Just 10 meters from the finish line of a cross-country race in Burlada, Navarre in Spain, the Kenyan lead runner Abel Mutai slowed down. It was possible that he thought the race still has one more lap to go or that he had already crossed the finish line. Whatever his reason might have been for slowing down, it was soon becoming obvious that other runners would soon catch up and steal his huge lead.
Enter Spanish athlete Iván Fernández Anaya. He knew that Abel had long been the race leader and that the latter had just made a huge mistake.
Instead of exploiting the Kenyan runner’s mistake and zipping past the guy to win the race, the Spanish athlete caught up with him and told him about the mistake using gestures since the other guy could not understand his language.
For the remaining part of the race, Iván guided Abel to the finish line and let the other guy cross first. He could have easily exploited the latter’s mistake – and no one would complain because his win was valid yet Iván knew that winning the race is not always about crossing the finish line first!

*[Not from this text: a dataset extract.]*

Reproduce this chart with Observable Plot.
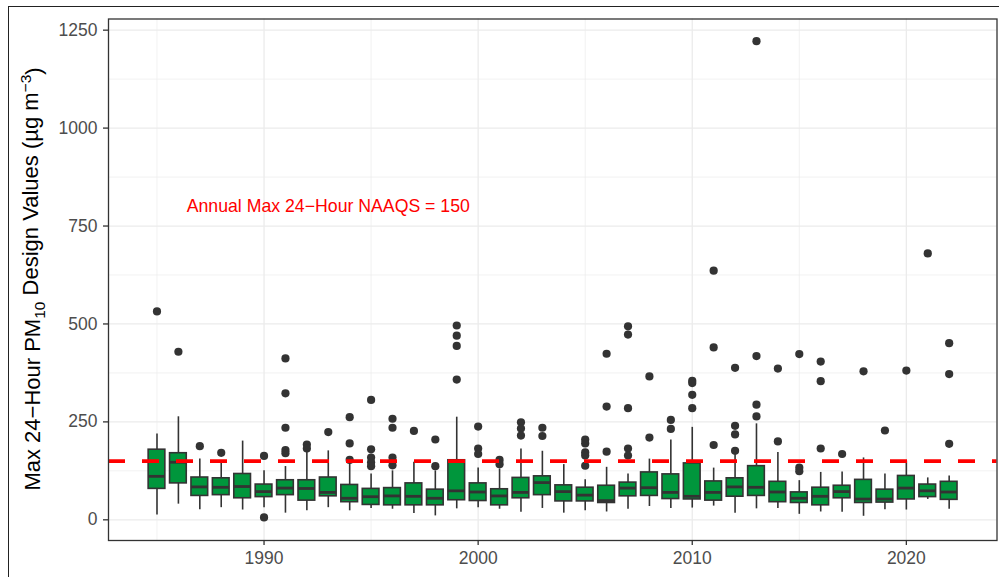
<!DOCTYPE html>
<html>
<head>
<meta charset="utf-8">
<script src="https://cdn.jsdelivr.net/npm/d3@7"></script>
<script src="https://cdn.jsdelivr.net/npm/@observablehq/plot@0.6"></script>
<style>
  html, body { margin: 0; padding: 0; background: #fff; overflow: hidden; }
  #wrap { position: relative; width: 999px; height: 577px; overflow: hidden; background: #fff; }
  #wrap svg { position: absolute; left: 0; top: 0; }
  #outer { position: absolute; left: 8px; top: 6px; width: 2000px; height: 2000px; border: 1.5px solid #222; pointer-events: none; }
</style>
</head>
<body>
<div id="wrap"><div id="outer"></div></div>
<script>
// ---- data ----
const years = [1985,1986,1987,1988,1989,1990,1991,1992,1993,1994,1995,1996,1997,1998,1999,2000,2001,2002,2003,2004,2005,2006,2007,2008,2009,2010,2011,2012,2013,2014,2015,2016,2017,2018,2019,2020,2021,2022];
const whiskerLow  = [12,40,26,31,25,31,17,23,31,23,29,27,16,10,28,31,27,19,29,17,23,20,27,34,29,30,35,17,28,29,14,20,19,9,26,25,52,27];
const q1          = [79,93,61,63,55,58,63,49,60,45,38,37,37,37,50,48,37,55,63,47,47,43,60,61,53,52,49,59,61,45,43,37,55,43,44,52,58,51];
const median      = [111,147,84,83,85,72,81,80,70,55,59,61,60,55,74,71,61,70,95,72,63,49,81,82,70,60,70,84,83,71,55,60,72,53,53,81,74,71];
const q3          = [179,170,108,106,117,90,101,101,108,89,79,81,93,77,152,93,78,107,111,88,82,87,95,121,116,144,98,106,137,97,70,82,87,102,77,112,90,97];
const whiskerHigh = [219,263,155,151,201,125,136,172,176,144,117,125,147,125,262,132,130,181,175,141,102,134,117,155,204,236,132,166,245,172,100,121,122,158,117,150,107,112];

const outlierYears  = [1985,1986,1987,1988,1990,1990,1991,1991,1991,1991,1991,1992,1992,1993,1994,1994,1994,1995,1995,1995,1995,1995,1996,1996,1996,1996,1997,1998,1998,1999,1999,1999,1999,2000,2000,2000,2001,2001,2002,2002,2002,2003,2003,2005,2005,2005,2005,2005,2006,2006,2006,2007,2007,2007,2007,2007,2008,2008,2009,2009,2010,2010,2010,2010,2011,2011,2011,2012,2012,2012,2012,2013,2013,2013,2013,2014,2014,2015,2015,2015,2016,2016,2016,2017,2018,2019,2020,2021,2022,2022,2022];
const outlierValues = [532,429,188,171,163,6,412,323,235,178,170,192,182,224,262,195,153,306,180,159,147,137,258,235,159,139,227,205,137,496,470,444,358,238,182,168,153,142,249,233,215,235,214,205,195,172,164,138,424,289,174,494,473,285,182,164,366,210,255,232,355,349,319,285,636,440,191,388,240,218,176,1222,418,294,264,386,200,423,133,124,404,354,182,168,379,228,381,680,451,372,194];

const xTicks = [1990, 2000, 2010, 2020];
const xMinor = [1985, 1995, 2005, 2015];
const yTicks = [0, 250, 500, 750, 1000, 1250];
const yMinor = [125, 375, 625, 875, 1125];

const naaqs = 150;
const annotationText = "Annual Max 24\u2212Hour NAAQS = 150";
const annotationYear = 1993;
const annotationValue = 800;

// ---- tables for the library ----
const boxes = years.map((y, i) => ({year: y, lo: whiskerLow[i], q1: q1[i], med: median[i], q3: q3[i], hi: whiskerHigh[i]}));
const outliers = outlierYears.map((y, i) => ({year: y, value: outlierValues[i]}));
const halfW = 0.39;

const chart = Plot.plot({
  width: 999,
  height: 577,
  marginLeft: 108,
  marginRight: 2.5,
  marginTop: 18.5,
  marginBottom: 37,
  style: {fontFamily: "'Liberation Sans', Arial, Helvetica, sans-serif", fontSize: "17.5px", background: "transparent", overflow: "visible"},
  x: {domain: [1982.735, 2024.234], axis: null},
  y: {domain: [-52.8, 1278.5], axis: null},
  marks: [
    Plot.ruleY(yMinor, {stroke: "#ebebeb", strokeWidth: 0.7}),
    Plot.ruleX(xMinor, {stroke: "#ebebeb", strokeWidth: 0.7}),
    Plot.ruleY(yTicks, {stroke: "#ebebeb", strokeWidth: 1.3}),
    Plot.ruleX(xTicks, {stroke: "#ebebeb", strokeWidth: 1.3}),
    Plot.ruleX(boxes, {x: "year", y1: "lo", y2: "hi", stroke: "#333333", strokeWidth: 1.6}),
    Plot.rect(boxes, {x1: d => d.year - halfW, x2: d => d.year + halfW, y1: "q1", y2: "q3", fill: "#00963c", stroke: "#333333", strokeWidth: 1.6}),
    Plot.ruleY(boxes, {y: "med", x1: d => d.year - halfW, x2: d => d.year + halfW, stroke: "#333333", strokeWidth: 2.8}),
    Plot.dot(outliers, {x: "year", y: "value", r: 4.1, fill: "#333333", stroke: "none"}),
    Plot.ruleY([naaqs], {stroke: "#ff0000", strokeWidth: 3.7, strokeDasharray: "17,17"}),
    Plot.text([annotationText], {x: annotationYear, y: annotationValue, text: d => d, fill: "#ff0000", fontSize: 17.7, textAnchor: "middle"}),
    Plot.frame({stroke: "#333333", strokeWidth: 1.3}),
    Plot.axisX({ticks: xTicks, tickFormat: d => String(d), tickSize: 5, tickPadding: 6, stroke: "#333333", strokeWidth: 1.3, fill: "#4d4d4d", fontSize: 17.5, label: null}),
    Plot.axisY({ticks: yTicks, tickFormat: d => String(d), tickSize: 5, tickPadding: 6, stroke: "#333333", strokeWidth: 1.3, fill: "#4d4d4d", fontSize: 17.5, label: null})
  ]
});

document.getElementById("wrap").insertBefore(chart, document.getElementById("outer"));

// y-axis title with subscript / superscript
const svg = d3.select(chart);
const t = svg.append("text")
  .attr("transform", "translate(40,279) rotate(-90)")
  .attr("text-anchor", "middle")
  .attr("fill", "#000")
  .style("font-size", "22px")
  .style("font-family", "'Liberation Sans', Arial, Helvetica, sans-serif");
t.append("tspan").text("Max 24\u2212Hour PM");
t.append("tspan").attr("dy", "0.3em").style("font-size", "15.5px").text("10");
t.append("tspan").attr("dy", "-0.3em").text(" Design Values (\u00b5g m");
t.append("tspan").attr("dy", "-0.45em").style("font-size", "15.5px").text("\u22123");
t.append("tspan").attr("dy", "0.45em").text(")");
</script>
</body>
</html>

He was quoted saying this after the race, “But even if they had told me that winning would have earned me a place in the Spanish team for the European championships, I wouldn’t have done it either. I also think that I have earned more of a name having done what I did than if I had won. And that is very important, because today, with the way things are in all circles, in soccer, in society, in politics, where it seems anything goes, a gesture of honesty goes down well.”
Iván added, “Unfortunately, very little has been said of the gesture. And it’s a shame. In my opinion, it would be nice to explain to children, so they do not think that sport is only what they see on TV: violent kicks in abundance, posh statements, fingers in the eyes of the enemy.”